— Start of Provided data —

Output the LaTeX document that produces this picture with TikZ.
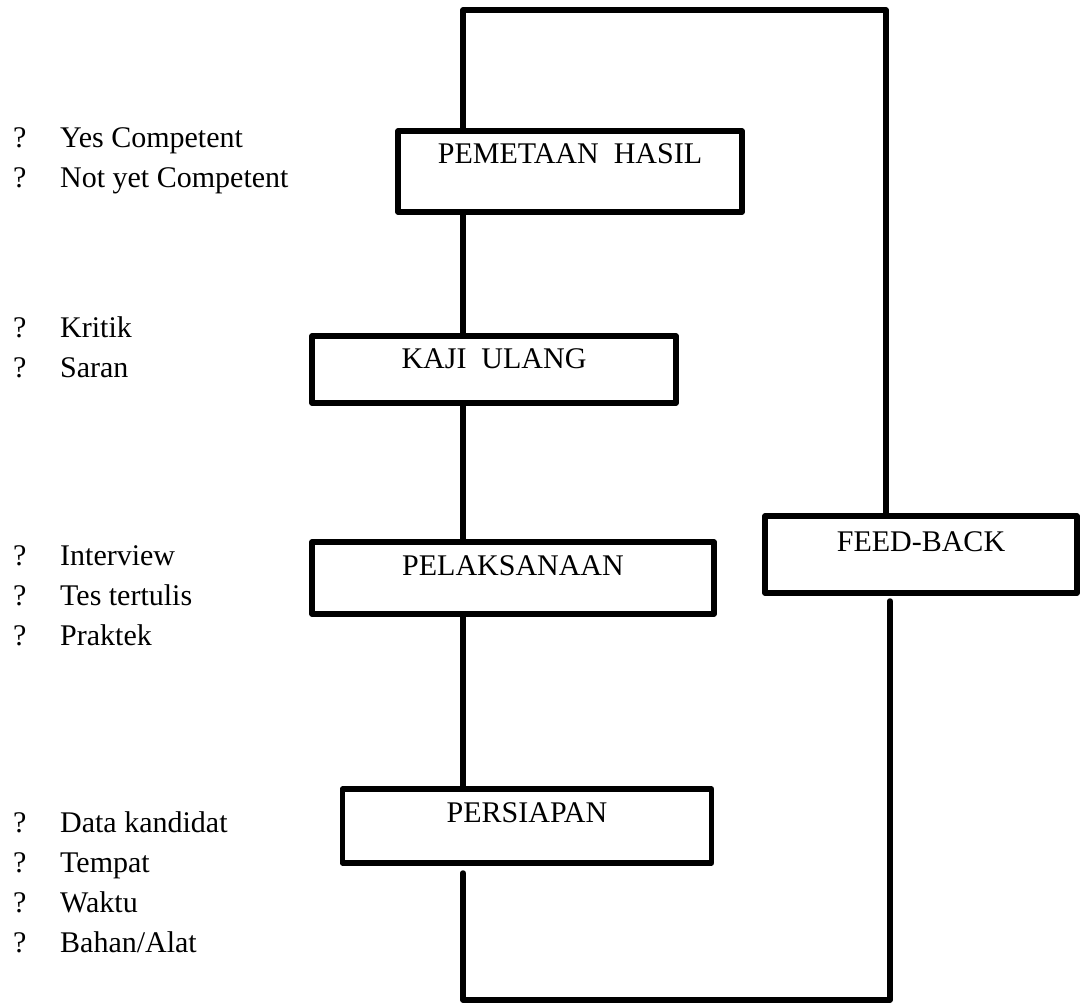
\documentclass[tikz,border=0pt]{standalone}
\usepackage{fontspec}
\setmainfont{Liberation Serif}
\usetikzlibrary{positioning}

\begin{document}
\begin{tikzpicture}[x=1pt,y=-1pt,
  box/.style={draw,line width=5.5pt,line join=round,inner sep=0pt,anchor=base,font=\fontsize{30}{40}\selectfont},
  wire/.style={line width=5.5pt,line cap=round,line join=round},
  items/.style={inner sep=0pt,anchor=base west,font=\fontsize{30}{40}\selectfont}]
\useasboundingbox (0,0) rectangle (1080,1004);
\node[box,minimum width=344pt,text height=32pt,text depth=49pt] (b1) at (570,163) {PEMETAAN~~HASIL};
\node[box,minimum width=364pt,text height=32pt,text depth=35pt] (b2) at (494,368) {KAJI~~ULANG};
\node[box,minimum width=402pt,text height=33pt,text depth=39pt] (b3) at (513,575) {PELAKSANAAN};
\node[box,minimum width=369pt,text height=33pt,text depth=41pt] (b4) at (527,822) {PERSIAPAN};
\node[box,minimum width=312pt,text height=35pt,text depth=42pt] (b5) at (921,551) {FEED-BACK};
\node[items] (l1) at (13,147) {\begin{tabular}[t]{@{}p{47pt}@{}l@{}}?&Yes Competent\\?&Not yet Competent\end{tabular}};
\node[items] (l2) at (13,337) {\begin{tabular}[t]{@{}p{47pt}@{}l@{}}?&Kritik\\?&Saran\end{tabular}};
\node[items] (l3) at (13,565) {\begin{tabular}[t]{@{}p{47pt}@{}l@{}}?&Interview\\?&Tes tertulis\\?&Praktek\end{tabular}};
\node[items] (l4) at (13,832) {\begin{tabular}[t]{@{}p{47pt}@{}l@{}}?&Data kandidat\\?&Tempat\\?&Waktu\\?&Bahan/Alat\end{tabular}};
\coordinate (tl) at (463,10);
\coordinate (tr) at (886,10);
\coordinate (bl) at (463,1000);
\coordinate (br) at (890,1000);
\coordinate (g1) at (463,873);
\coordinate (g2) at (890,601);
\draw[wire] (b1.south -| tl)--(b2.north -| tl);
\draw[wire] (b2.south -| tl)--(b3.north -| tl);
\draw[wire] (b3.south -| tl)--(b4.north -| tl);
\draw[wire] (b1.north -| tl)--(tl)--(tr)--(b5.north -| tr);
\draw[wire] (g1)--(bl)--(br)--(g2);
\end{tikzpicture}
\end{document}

— End of Provided data —

# What you have to do
Quote the listing above in full, except for the pictures.

# Written solution
Output the LaTeX document that produces this picture with TikZ.
\documentclass[tikz,border=0pt]{standalone}
\usepackage{fontspec}
\setmainfont{Liberation Serif}
\usetikzlibrary{positioning}

\begin{document}
\begin{tikzpicture}[x=1pt,y=-1pt,
  box/.style={draw,line width=5.5pt,line join=round,inner sep=0pt,anchor=base,font=\fontsize{30}{40}\selectfont},
  wire/.style={line width=5.5pt,line cap=round,line join=round},
  items/.style={inner sep=0pt,anchor=base west,font=\fontsize{30}{40}\selectfont}]
\useasboundingbox (0,0) rectangle (1080,1004);
\node[box,minimum width=344pt,text height=32pt,text depth=49pt] (b1) at (570,163) {PEMETAAN~~HASIL};
\node[box,minimum width=364pt,text height=32pt,text depth=35pt] (b2) at (494,368) {KAJI~~ULANG};
\node[box,minimum width=402pt,text height=33pt,text depth=39pt] (b3) at (513,575) {PELAKSANAAN};
\node[box,minimum width=369pt,text height=33pt,text depth=41pt] (b4) at (527,822) {PERSIAPAN};
\node[box,minimum width=312pt,text height=35pt,text depth=42pt] (b5) at (921,551) {FEED-BACK};
\node[items] (l1) at (13,147) {\begin{tabular}[t]{@{}p{47pt}@{}l@{}}?&Yes Competent\\?&Not yet Competent\end{tabular}};
\node[items] (l2) at (13,337) {\begin{tabular}[t]{@{}p{47pt}@{}l@{}}?&Kritik\\?&Saran\end{tabular}};
\node[items] (l3) at (13,565) {\begin{tabular}[t]{@{}p{47pt}@{}l@{}}?&Interview\\?&Tes tertulis\\?&Praktek\end{tabular}};
\node[items] (l4) at (13,832) {\begin{tabular}[t]{@{}p{47pt}@{}l@{}}?&Data kandidat\\?&Tempat\\?&Waktu\\?&Bahan/Alat\end{tabular}};
\coordinate (tl) at (463,10);
\coordinate (tr) at (886,10);
\coordinate (bl) at (463,1000);
\coordinate (br) at (890,1000);
\coordinate (g1) at (463,873);
\coordinate (g2) at (890,601);
\draw[wire] (b1.south -| tl)--(b2.north -| tl);
\draw[wire] (b2.south -| tl)--(b3.north -| tl);
\draw[wire] (b3.south -| tl)--(b4.north -| tl);
\draw[wire] (b1.north -| tl)--(tl)--(tr)--(b5.north -| tr);
\draw[wire] (g1)--(bl)--(br)--(g2);
\end{tikzpicture}
\end{document}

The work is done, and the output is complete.